The WAMU podcast 1A put on an excellent show Monday on the White House threats against law firms.
The show featured Princeton University Professor Deborah Pearlstein, Politico reporter Josh Gerstein, and Elias Law Group Chair Marc Elias.
Highlights for me:
- Pearlstein questioned the ethics of the firms that have caved to Administration pressure. How can a client trust Paul Weiss to provide zealous representation, she asked, when the firm so readily caves to political pressure?
- Elias called the deals struck by Paul Weiss and Skadden, inter alia and respectively $40 million and $100 million payoffs in legal services, "cowardly" and "obscene" and questioned whether the practice of law should continue to be protected by the exclusivity of licensing.
Agreed and agreed. I suggest moreover that the weakness of the legal profession and its willingness to sell out for the bottom line has been the American way already for decades. That Big Law has locked down the profession and lobbies anti-competitively to keep it that way—thereby denying access to legal services, legal education, and legal careers to ordinary Americans, while building and bolstering an anti-democratic corporatocracy—is nothing new to those of us who toil away on the hamster wheels beneath the status ceiling.

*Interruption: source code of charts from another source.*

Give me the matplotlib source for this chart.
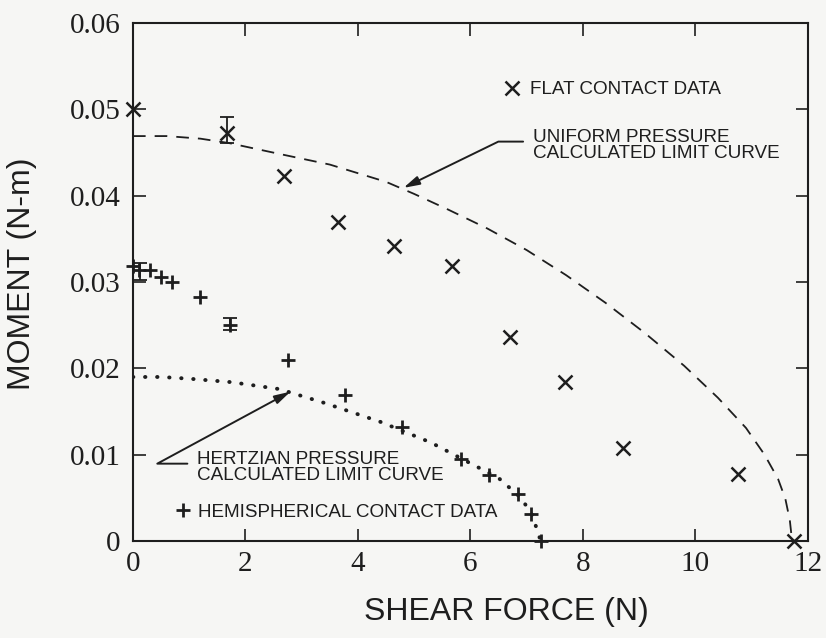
import matplotlib
matplotlib.use("Agg")
import matplotlib.pyplot as plt

# values
flat_x = [0.0, 1.68, 2.68, 3.64, 4.64, 5.68, 6.70, 7.68, 8.71, 10.75, 11.75]
flat_y = [0.0500, 0.0473, 0.0423, 0.0370, 0.0342, 0.0318, 0.0236, 0.0184, 0.0108, 0.0078, 0.0]
flat_err_x = [1.68]
flat_err_y = [0.0476]
flat_err = [0.0015]

hemi_x = [0.0, 0.1, 0.3, 0.5, 0.7, 1.2, 1.73, 2.75, 3.77, 4.79, 5.83, 6.33, 6.84, 7.08, 7.25]
hemi_y = [0.0318, 0.0314, 0.0314, 0.0306, 0.0300, 0.0283, 0.0250, 0.0210, 0.0169, 0.0132,
          0.0095, 0.0076, 0.0055, 0.0031, 0.0]
hemi_err_x = [0.12, 1.73]
hemi_err_y = [0.0312, 0.0251]
hemi_err = [0.0010, 0.0007]

uniform_x = [0.0, 0.6, 1.2, 1.7, 2.2, 2.7, 3.5, 4.5, 5.0, 5.6, 6.3, 7.0, 7.7, 8.4,
             9.1, 9.8, 10.4, 10.9, 11.23, 11.47, 11.6, 11.68, 11.72]
uniform_y = [0.0469, 0.0469, 0.0466, 0.0461, 0.0454, 0.0447, 0.0436, 0.0416, 0.0402,
             0.0384, 0.0362, 0.0337, 0.0308, 0.0276, 0.0241, 0.0203, 0.0166, 0.0131,
             0.0100, 0.0072, 0.0049, 0.0024, 0.0]

hertz_x = [0.0, 0.5, 1.0, 1.75, 2.6, 3.4, 4.4, 5.3, 6.0, 6.5, 6.9, 7.1, 7.25]
hertz_y = [0.0190, 0.0190, 0.0188, 0.0184, 0.0176, 0.0160, 0.0138, 0.0114, 0.0090,
           0.0073, 0.0050, 0.0030, 0.0]

x_ticks = [0, 2, 4, 6, 8, 10, 12]
x_ticklabels = ["0", "2", "4", "6", "8", "10", "12"]
y_ticks = [0, 0.01, 0.02, 0.03, 0.04, 0.05, 0.06]
y_ticklabels = ["0", "0.01", "0.02", "0.03", "0.04", "0.05", "0.06"]

INK = "#1e1e1e"
PAPER = "#f6f6f4"
SANS = "Liberation Sans"
SERIF = "Liberation Serif"
NOTE_SIZE = 13.6

fig = plt.figure(figsize=(8.26, 6.38), dpi=100, facecolor=PAPER)
ax = fig.add_axes([0.161, 0.152, 0.817, 0.812], facecolor=PAPER)

ax.plot(uniform_x, uniform_y, color=INK, lw=1.3, dashes=(7, 5))
ax.plot(hertz_x, hertz_y, color=INK, lw=2.8, dashes=(0.1, 3.0),
        dash_capstyle="round")

flat_line, = ax.plot(flat_x, flat_y, "x", color=INK, ms=10, mew=1.8, clip_on=False)
hemi_line, = ax.plot(hemi_x, hemi_y, "+", color=INK, ms=10, mew=2.0, clip_on=False)
ax.errorbar(flat_err_x, flat_err_y, yerr=flat_err, fmt="none", ecolor=INK,
            elinewidth=1.3, capsize=5, capthick=1.3)
ax.errorbar(hemi_err_x, hemi_err_y, yerr=hemi_err, fmt="none", ecolor=INK,
            elinewidth=1.3, capsize=5, capthick=1.3)

ax.set_xlim(0, 12)
ax.set_ylim(0, 0.06)
ax.set_xticks(x_ticks)
ax.set_xticklabels(x_ticklabels)
ax.set_yticks(y_ticks)
ax.set_yticklabels(y_ticklabels)
ax.tick_params(direction="in", top=True, right=True, length=9, width=1.2,
               colors=INK, labelsize=21)
ax.tick_params(axis="x", pad=7)
ax.tick_params(axis="y", pad=9)
for lab in ax.get_xticklabels() + ax.get_yticklabels():
    lab.set_fontfamily(SERIF)
for sp in ax.spines.values():
    sp.set_linewidth(1.5)
    sp.set_color(INK)

ax.set_xlabel("SHEAR FORCE (N)", fontsize=23, family=SANS, color=INK, va="center")
ax.xaxis.set_label_coords(0.553, -0.137)
ax.set_ylabel("MOMENT (N-m)", fontsize=23, family=SANS, color=INK, va="center")
ax.yaxis.set_label_coords(-0.165, 0.515)

# legend-style keys placed where the original has them
leg1 = ax.legend([flat_line], ["FLAT CONTACT DATA"], loc="center left",
                 bbox_to_anchor=(0.548, 0.871), frameon=False, borderpad=0,
                 borderaxespad=0, handlelength=1.0, handletextpad=0.45,
                 prop={"family": SANS, "size": NOTE_SIZE}, labelcolor=INK)
ax.add_artist(leg1)
ax.legend([hemi_line], ["HEMISPHERICAL CONTACT DATA"], loc="center left",
          bbox_to_anchor=(0.063, 0.056), frameon=False, borderpad=0,
          borderaxespad=0, handlelength=0.8, handletextpad=0.41,
          prop={"family": SANS, "size": NOTE_SIZE}, labelcolor=INK)

arrow = dict(arrowstyle="-|>,head_length=0.8,head_width=0.22", color=INK, lw=1.4,
             mutation_scale=12, relpos=(0, 0.62), shrinkA=5, shrinkB=0)
ax.annotate("UNIFORM PRESSURE\nCALCULATED LIMIT CURVE", xy=(4.81, 0.0409),
            xytext=(7.11, 0.0458), ha="left", va="center", fontsize=NOTE_SIZE,
            family=SANS, color=INK, linespacing=0.93,
            arrowprops=dict(arrow, connectionstyle="angle,angleA=0,angleB=26,rad=0"))
ax.annotate("HERTZIAN PRESSURE\nCALCULATED LIMIT CURVE", xy=(2.80, 0.0173),
            xytext=(1.14, 0.0085), ha="left", va="center", fontsize=NOTE_SIZE,
            family=SANS, color=INK, linespacing=0.93,
            arrowprops=dict(arrow, connectionstyle="angle,angleA=0,angleB=28.4,rad=0"))

fig.savefig("out.png", dpi=100, facecolor=PAPER)
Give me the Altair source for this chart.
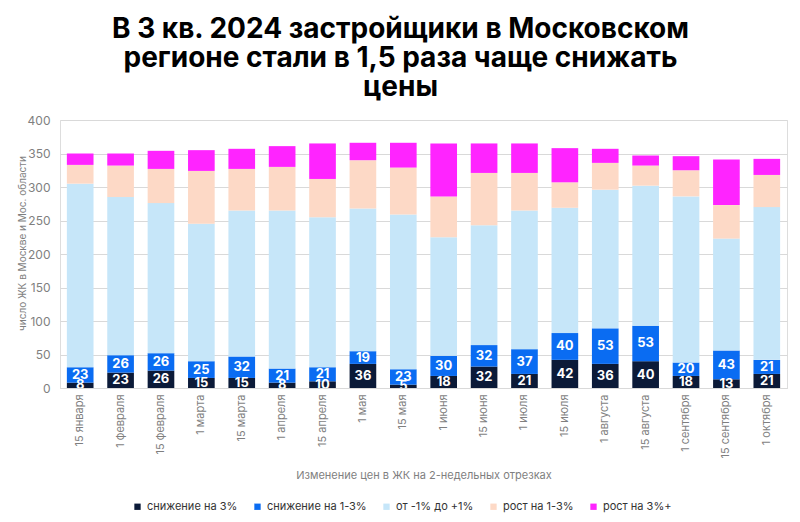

It's simply Trump's shameless gambit that has exposed the rot.
In the less cowardly vein, Perkins Coie, WilmerHale (Court Listener), and Jenner & Block (Court Listener) are litigating against the executive orders targeting law firms. I anticipate signing on to an amicus brief of law professors in support of the plaintiff motion for summary judgment in the Perkins Coie matter in the U.S. District Court for the District of Columbia.